** EXERCISE BRIEF **
Leaving the pictures aside, transcribe every line below exactly.
╭─ RECORDED INFORMATION
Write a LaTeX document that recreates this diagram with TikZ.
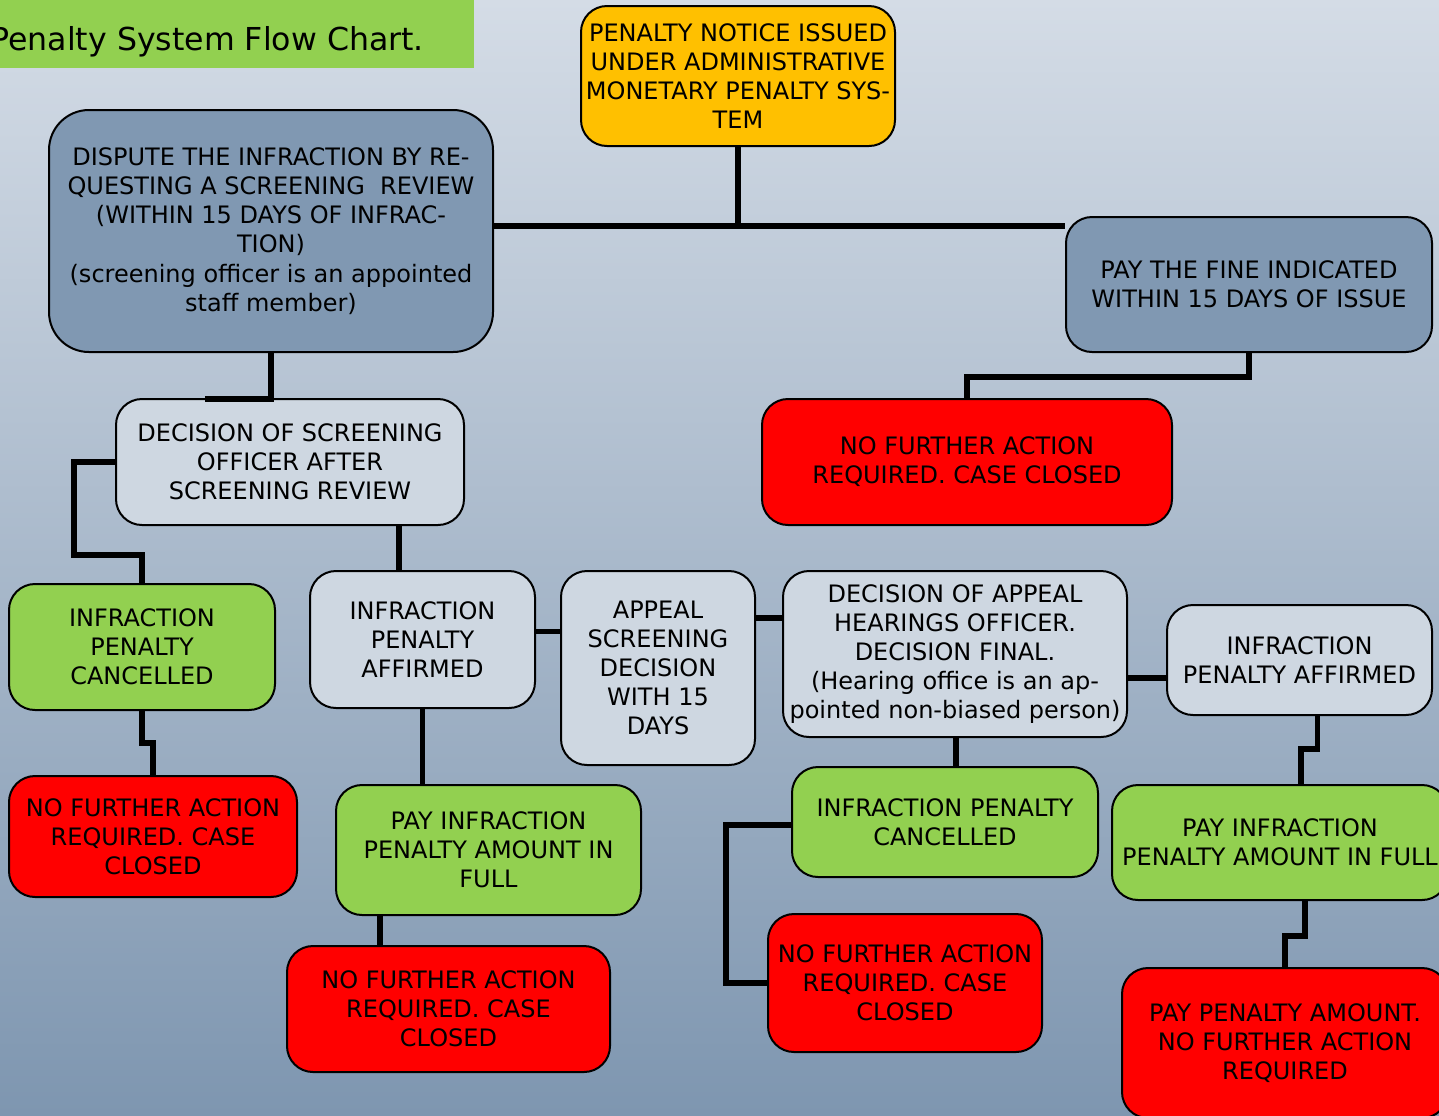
\documentclass[tikz,border=0pt]{standalone}
\usepackage{fontspec}
\setmainfont{DejaVu Sans}
\definecolor{bgtop}{RGB}{212,220,230}
\definecolor{bgbot}{RGB}{126,150,176}
\definecolor{slate}{RGB}{128,152,178}
\definecolor{light}{RGB}{206,215,225}
\definecolor{lgreen}{RGB}{146,208,80}
\definecolor{gold}{RGB}{255,192,0}
\definecolor{pred}{RGB}{255,0,0}
\begin{document}
\begin{tikzpicture}[x=0.5pt,y=-0.5pt,
  box/.style={draw=black,line width=1pt,rounded corners=13pt,inner sep=0pt,align=center,
    font=\fontsize{12pt}{14.6pt}\selectfont},
  conn/.style={line width=2.6pt,black}]
\shade[top color=bgtop,bottom color=bgbot] (0,0) rectangle (1439,1115);
\useasboundingbox (0,0) rectangle (1439,1115);
\fill[lgreen] (0,0) rectangle (474,68);
\node[anchor=base west,inner sep=0pt,font=\fontsize{15.8pt}{18pt}\selectfont] (title) at (-10,50) {Penalty System Flow Chart.};

\node[box,fill=gold,minimum width=157pt,minimum height=70pt] (notice) at (738,76)
  {PENALTY NOTICE ISSUED\\UNDER ADMINISTRATIVE\\MONETARY PENALTY SYS-\\TEM};
\node[box,fill=slate,rounded corners=20pt,minimum width=222pt,minimum height=121pt] (dispute) at (271,231)
  {DISPUTE THE INFRACTION BY RE-\\QUESTING A SCREENING\ \ REVIEW\\(WITHIN 15 DAYS OF INFRAC-\\TION)\\(screening officer is an appointed\\staff member)};
\node[box,fill=slate,minimum width=183pt,minimum height=67.5pt] (payfine) at (1249,284.5)
  {PAY THE FINE INDICATED\\WITHIN 15 DAYS OF ISSUE};
\node[box,fill=pred,minimum width=205pt,minimum height=63pt] (closed1) at (967,462)
  {NO FURTHER ACTION\\REQUIRED. CASE CLOSED};
\node[box,fill=light,minimum width=174pt,minimum height=63pt] (screen) at (290,462)
  {DECISION OF SCREENING\\OFFICER AFTER\\SCREENING REVIEW};
\node[box,fill=lgreen,minimum width=133pt,minimum height=63pt] (cancel1) at (142,647)
  {INFRACTION\\PENALTY\\CANCELLED};
\node[box,fill=light,minimum width=112.5pt,minimum height=68.5pt] (affirm1) at (422.5,639.5)
  {INFRACTION\\PENALTY\\AFFIRMED};
\node[box,fill=light,minimum width=97pt,minimum height=97pt] (appeal) at (658,668)
  {APPEAL\\SCREENING\\DECISION\\WITH 15\\DAYS};
\node[box,fill=light,minimum width=172pt,minimum height=83pt] (hearing) at (955,654)
  {DECISION OF APPEAL\\HEARINGS OFFICER.\\DECISION FINAL.\\(Hearing office is an ap-\\pointed non-biased person)};
\node[box,fill=light,minimum width=132.5pt,minimum height=55pt] (affirm2) at (1299.5,660)
  {INFRACTION\\PENALTY AFFIRMED};
\node[box,fill=pred,minimum width=144pt,minimum height=60.5pt] (closed2) at (153,836.5)
  {NO FURTHER ACTION\\REQUIRED. CASE\\CLOSED};
\node[box,fill=lgreen,minimum width=152.5pt,minimum height=65pt] (pay1) at (488.5,850)
  {PAY INFRACTION\\PENALTY AMOUNT IN\\FULL};
\node[box,fill=pred,minimum width=161.5pt,minimum height=63pt] (closed3) at (448.5,1009)
  {NO FURTHER ACTION\\REQUIRED. CASE\\CLOSED};
\node[box,fill=lgreen,minimum width=153pt,minimum height=55pt] (cancel2) at (945,822)
  {INFRACTION PENALTY\\CANCELLED};
\node[box,fill=pred,minimum width=137pt,minimum height=69pt] (closed4) at (905,983)
  {NO FURTHER ACTION\\REQUIRED. CASE\\CLOSED};
\node[box,fill=lgreen,minimum width=168pt,minimum height=57.5pt] (pay2) at (1280,842.5)
  {PAY INFRACTION\\PENALTY AMOUNT IN FULL};
\node[box,fill=pred,minimum width=163pt,minimum height=75pt] (final) at (1285,1043)
  {PAY PENALTY AMOUNT.\\NO FURTHER ACTION\\REQUIRED};

% connectors
\coordinate (j) at (738,226);
\draw[conn] (notice.south) -- (j);
\draw[conn] (dispute.east |- j) -- (payfine.west |- j);
\coordinate (d1) at (205,399);
\draw[conn] (dispute.south) |- (d1);
\draw[conn] (payfine.south) -- ++(0,24) -| (closed1.north);
\draw[conn] (screen.west) -- ++(-41,0) -- ++(0,93) -| (cancel1.north);
\draw[conn] ([xshift=54.5pt]screen.south) -- ([xshift=-11.75pt]affirm1.north);
\draw[conn] ([yshift=4pt]affirm1.east) -- ([yshift=4pt]affirm1.east -| appeal.west);
\draw[conn] ([yshift=25pt]appeal.east) -- ([yshift=18pt]hearing.west);
\draw[conn] ([yshift=-12pt]hearing.east) -- ([yshift=-9pt]affirm2.west);
\draw[conn] ([xshift=0.5pt]hearing.south) -- ([xshift=0.5pt]hearing.south |- cancel2.north);
\draw[conn] ([yshift=-1.5pt]cancel2.west) -- ++(-65,0) |- (closed4.west);
\draw[conn] (cancel1.south) -- ++(0,32) -| (closed2.north);
\draw[conn] (affirm1.south) -- (affirm1.south |- pay1.north);
\draw[conn] ([xshift=-54.25pt]pay1.south) -- ([xshift=-34.25pt]closed3.north);
\draw[conn] ([xshift=9pt]affirm2.south) -- ++(0,33) -| ([xshift=10.5pt]pay2.north);
\draw[conn] ([xshift=12.5pt]pay2.south) -- ++(0,35) -| (final.north);
\end{tikzpicture}
\end{document}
╰─
** REPLY TO THE EXERCISE **
Write a LaTeX document that recreates this diagram with TikZ.
\documentclass[tikz,border=0pt]{standalone}
\usepackage{fontspec}
\setmainfont{DejaVu Sans}
\definecolor{bgtop}{RGB}{212,220,230}
\definecolor{bgbot}{RGB}{126,150,176}
\definecolor{slate}{RGB}{128,152,178}
\definecolor{light}{RGB}{206,215,225}
\definecolor{lgreen}{RGB}{146,208,80}
\definecolor{gold}{RGB}{255,192,0}
\definecolor{pred}{RGB}{255,0,0}
\begin{document}
\begin{tikzpicture}[x=0.5pt,y=-0.5pt,
  box/.style={draw=black,line width=1pt,rounded corners=13pt,inner sep=0pt,align=center,
    font=\fontsize{12pt}{14.6pt}\selectfont},
  conn/.style={line width=2.6pt,black}]
\shade[top color=bgtop,bottom color=bgbot] (0,0) rectangle (1439,1115);
\useasboundingbox (0,0) rectangle (1439,1115);
\fill[lgreen] (0,0) rectangle (474,68);
\node[anchor=base west,inner sep=0pt,font=\fontsize{15.8pt}{18pt}\selectfont] (title) at (-10,50) {Penalty System Flow Chart.};

\node[box,fill=gold,minimum width=157pt,minimum height=70pt] (notice) at (738,76)
  {PENALTY NOTICE ISSUED\\UNDER ADMINISTRATIVE\\MONETARY PENALTY SYS-\\TEM};
\node[box,fill=slate,rounded corners=20pt,minimum width=222pt,minimum height=121pt] (dispute) at (271,231)
  {DISPUTE THE INFRACTION BY RE-\\QUESTING A SCREENING\ \ REVIEW\\(WITHIN 15 DAYS OF INFRAC-\\TION)\\(screening officer is an appointed\\staff member)};
\node[box,fill=slate,minimum width=183pt,minimum height=67.5pt] (payfine) at (1249,284.5)
  {PAY THE FINE INDICATED\\WITHIN 15 DAYS OF ISSUE};
\node[box,fill=pred,minimum width=205pt,minimum height=63pt] (closed1) at (967,462)
  {NO FURTHER ACTION\\REQUIRED. CASE CLOSED};
\node[box,fill=light,minimum width=174pt,minimum height=63pt] (screen) at (290,462)
  {DECISION OF SCREENING\\OFFICER AFTER\\SCREENING REVIEW};
\node[box,fill=lgreen,minimum width=133pt,minimum height=63pt] (cancel1) at (142,647)
  {INFRACTION\\PENALTY\\CANCELLED};
\node[box,fill=light,minimum width=112.5pt,minimum height=68.5pt] (affirm1) at (422.5,639.5)
  {INFRACTION\\PENALTY\\AFFIRMED};
\node[box,fill=light,minimum width=97pt,minimum height=97pt] (appeal) at (658,668)
  {APPEAL\\SCREENING\\DECISION\\WITH 15\\DAYS};
\node[box,fill=light,minimum width=172pt,minimum height=83pt] (hearing) at (955,654)
  {DECISION OF APPEAL\\HEARINGS OFFICER.\\DECISION FINAL.\\(Hearing office is an ap-\\pointed non-biased person)};
\node[box,fill=light,minimum width=132.5pt,minimum height=55pt] (affirm2) at (1299.5,660)
  {INFRACTION\\PENALTY AFFIRMED};
\node[box,fill=pred,minimum width=144pt,minimum height=60.5pt] (closed2) at (153,836.5)
  {NO FURTHER ACTION\\REQUIRED. CASE\\CLOSED};
\node[box,fill=lgreen,minimum width=152.5pt,minimum height=65pt] (pay1) at (488.5,850)
  {PAY INFRACTION\\PENALTY AMOUNT IN\\FULL};
\node[box,fill=pred,minimum width=161.5pt,minimum height=63pt] (closed3) at (448.5,1009)
  {NO FURTHER ACTION\\REQUIRED. CASE\\CLOSED};
\node[box,fill=lgreen,minimum width=153pt,minimum height=55pt] (cancel2) at (945,822)
  {INFRACTION PENALTY\\CANCELLED};
\node[box,fill=pred,minimum width=137pt,minimum height=69pt] (closed4) at (905,983)
  {NO FURTHER ACTION\\REQUIRED. CASE\\CLOSED};
\node[box,fill=lgreen,minimum width=168pt,minimum height=57.5pt] (pay2) at (1280,842.5)
  {PAY INFRACTION\\PENALTY AMOUNT IN FULL};
\node[box,fill=pred,minimum width=163pt,minimum height=75pt] (final) at (1285,1043)
  {PAY PENALTY AMOUNT.\\NO FURTHER ACTION\\REQUIRED};

% connectors
\coordinate (j) at (738,226);
\draw[conn] (notice.south) -- (j);
\draw[conn] (dispute.east |- j) -- (payfine.west |- j);
\coordinate (d1) at (205,399);
\draw[conn] (dispute.south) |- (d1);
\draw[conn] (payfine.south) -- ++(0,24) -| (closed1.north);
\draw[conn] (screen.west) -- ++(-41,0) -- ++(0,93) -| (cancel1.north);
\draw[conn] ([xshift=54.5pt]screen.south) -- ([xshift=-11.75pt]affirm1.north);
\draw[conn] ([yshift=4pt]affirm1.east) -- ([yshift=4pt]affirm1.east -| appeal.west);
\draw[conn] ([yshift=25pt]appeal.east) -- ([yshift=18pt]hearing.west);
\draw[conn] ([yshift=-12pt]hearing.east) -- ([yshift=-9pt]affirm2.west);
\draw[conn] ([xshift=0.5pt]hearing.south) -- ([xshift=0.5pt]hearing.south |- cancel2.north);
\draw[conn] ([yshift=-1.5pt]cancel2.west) -- ++(-65,0) |- (closed4.west);
\draw[conn] (cancel1.south) -- ++(0,32) -| (closed2.north);
\draw[conn] (affirm1.south) -- (affirm1.south |- pay1.north);
\draw[conn] ([xshift=-54.25pt]pay1.south) -- ([xshift=-34.25pt]closed3.north);
\draw[conn] ([xshift=9pt]affirm2.south) -- ++(0,33) -| ([xshift=10.5pt]pay2.north);
\draw[conn] ([xshift=12.5pt]pay2.south) -- ++(0,35) -| (final.north);
\end{tikzpicture}
\end{document}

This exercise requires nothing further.